А вот старинная песня описывает кончину удалого воина:
В головах у него колчан стрел, по правую руку сабля острая, по
левую — тугой лук, единственный смерти его свидетель. Умирающий воин
прощается с конем своим, велит ему белое тело свое зарыть копытами в
землю и потом, возвратяся на святую Русь, поклониться отцу и матери
его, отвезти благословение малым детушкам и сказать молодой его вдове,
что женился он на другой жене, в приданое взял поле чистое, свахою была
каленая стрела, а спать положила пуля мушкетная.
Другая древняя песня оплакивает погибшего воина:
Мать плачет, как река льется;
Сестра плачет, как ручей течет;
Молода жена плачет, как роса падет:
Красно солнышко взойдет, росу высушит.
Какое вместе величавое и естественное сравнение! Эти простые, но
истинные, в самой природе почерпнутые мысли и выражения, суть те
красоты, которыми поражают нас древние писатели, и которые только теми
умами постигаются, чей вкус не испорчен жеманными вымыслами и пухлыми
пестротами. Они вселяются в душу и живут в ней, между тем как выдумки
хитрого и холодного ума нравятся как игрушки, и вскоре исчезают, как
дым.
Далеко отошли мы от старинной простоты, однако сердце еще чувствует
ее. И ежели разум свергнет с себя иго навыка, так и он преклонится на
сторону сердца. Разум человеческий, гоняясь за хитростями, так
удаляется иногда от простоты, что потерявшись во мраке умствований, с
радостью возвращается к прежним своим чистым, природою внушенным
понятиям.
В наших старинных песнях не найдете вы ни купидона, стреляющего
из глаз красавицы; ни амброзии, дышущей из уст ее; ни души в ногах,
когда она пляшет; ни ума в руках, когда она ими размахивает; ни граций,
сидящих у нее на щеках и подбородке. Когда хотели похвалить ту, которая нравится, то говаривали, что у ней:
Очи соколиные,
Брови соболиные,
Походка павлиная;
По двору идет,
Как лебедь плывет.
Они для выражения своих чувств не искали кудрявых слов и хитрых мыслей:
Ты не вейся, не вейся трава с ракитой,
Не свыкайся, не свыкайся молодец с девицей:
Хорошо было свыкаться, тошно расставаться.

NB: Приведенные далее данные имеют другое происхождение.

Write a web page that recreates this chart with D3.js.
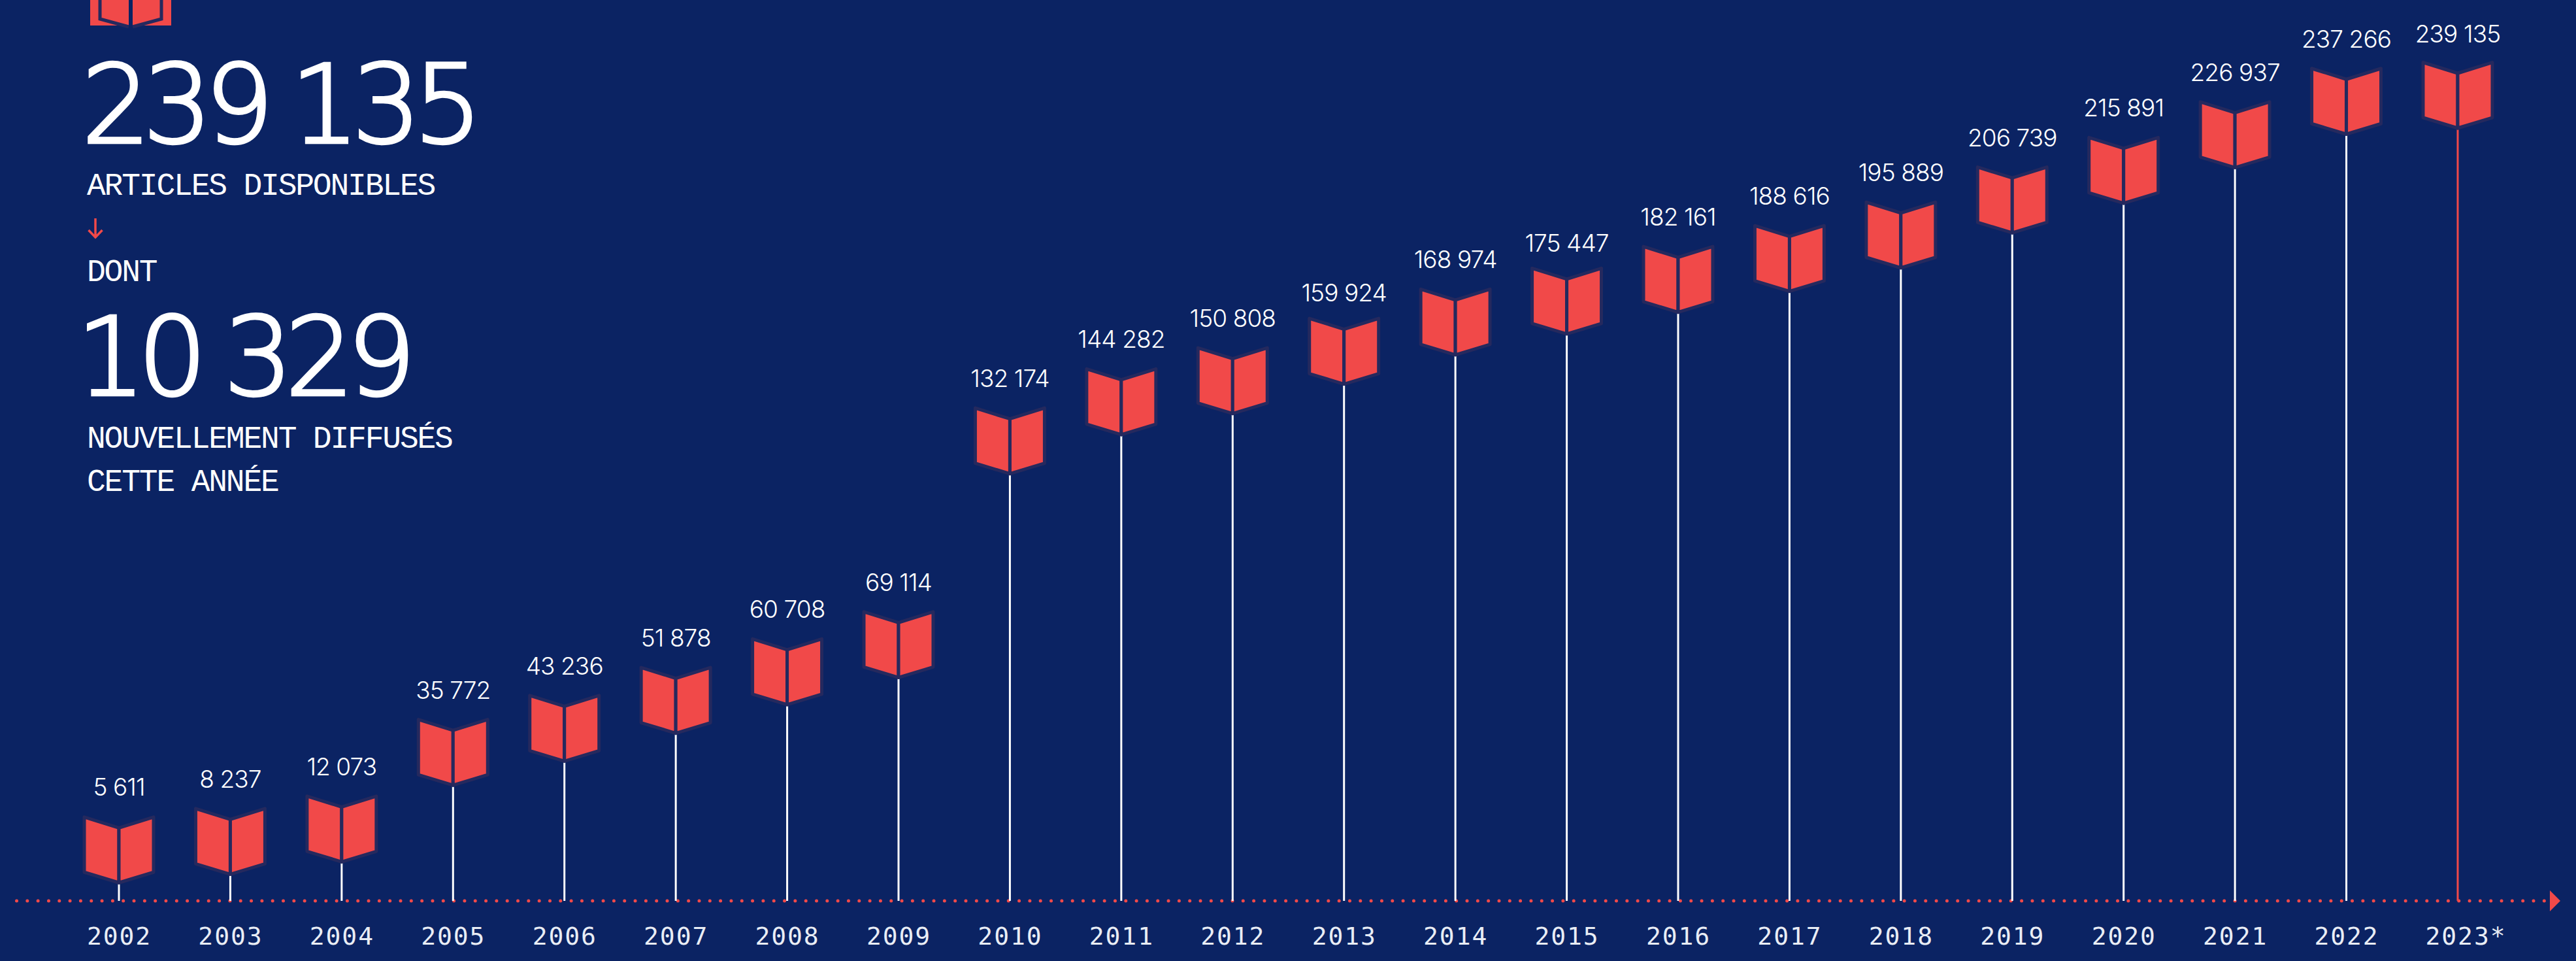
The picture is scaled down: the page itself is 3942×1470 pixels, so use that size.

Наше сердце как будто не смеет, не спросясь у разума, изъявлять
любовь свою, а в старинных русских песнях сердце говорило то, что
чувствовало. Разум молчал и не смел ему подавать советов, зная, что в
этом случае больше испортит дело, чем поправит.
Вот как в старинной песне говорит язык сердца:
Никто ее кручинушки не знает,
Ни батюшка, ни матушка родные,
Ни белая голубушка сестрица.
Не может мила друга забыти
Ни денною порою, ни ночною,
Ни утренней зарею, ни вечерней.
Какою скромностью, стыдливостью украсил сочинитель девицу: даже
сестре не смела открыться! Притом какая видна здесь нравственность:
всякую тайну дочернюю наперед узнавали отец и мать.
Нравы старинные, при всей своей грубости, поближе были к коренным
добродетелям, чем наши. Грубость их не была еще рассеяна тьмой
просвещении...
В одной из песен описывается свидание и разлука Двух любящих сердец:
На восходе красна солнышка,
На закате светла месяца,
Не сокол летал по поднебесью,
Молодец ходил по бережку.
Он не скоро шел, снаравливал,
Во зеленой сад заглядывал,
Сам кручинясь приговаривал:
Уж все пташечки проснулися,
Друг со другом повидалися,
Сизыми крыльями обнималися;
Лишь одна моя голубушка
Лебедь бела красна девица,
Крепко спит теперь во тереме:
Знать, ей милый друг не грезится,
Знать, о мне она не думает.
Надобно вообразить себя в состоянии тех людей, которые никогда не
просыпают солнечного восхода. Наконец ожидаемая красавица появляется:
Идет девица из терема,
Что бело лице заплакано,
Ясны очи помутилися,
Белы руки опустилися.
Не стрела сердце поранила,
Не змея его ужалила...
Красна девица промолвила:
Ты прости, прости, мой милой друг,
Ты прости душа, отецкой сын:
Ввечеру меня помолвили,
Завтра будут поезжалые,
Повезут меня в церковь Божию:
Я достануся иному, друг,
И верна буду по смерть мою.
Мы по нынешним нашим нравам скажем: какой холодный конец! Но
поставим себя в те времена, когда брак для целомудренной женщины был
гробом всех ее сердечных склонностей. Она жила одному только мужу,
всему прочему умирала. Одно слово: меня помолвили, без всякого роптания
на отца и мать, дает знать, что она оставляет милого друга поневоле,
одно речение повезут меня в церковь Божию, без всякой проповеди о
должностях супруги. Истинная печаль молчалива...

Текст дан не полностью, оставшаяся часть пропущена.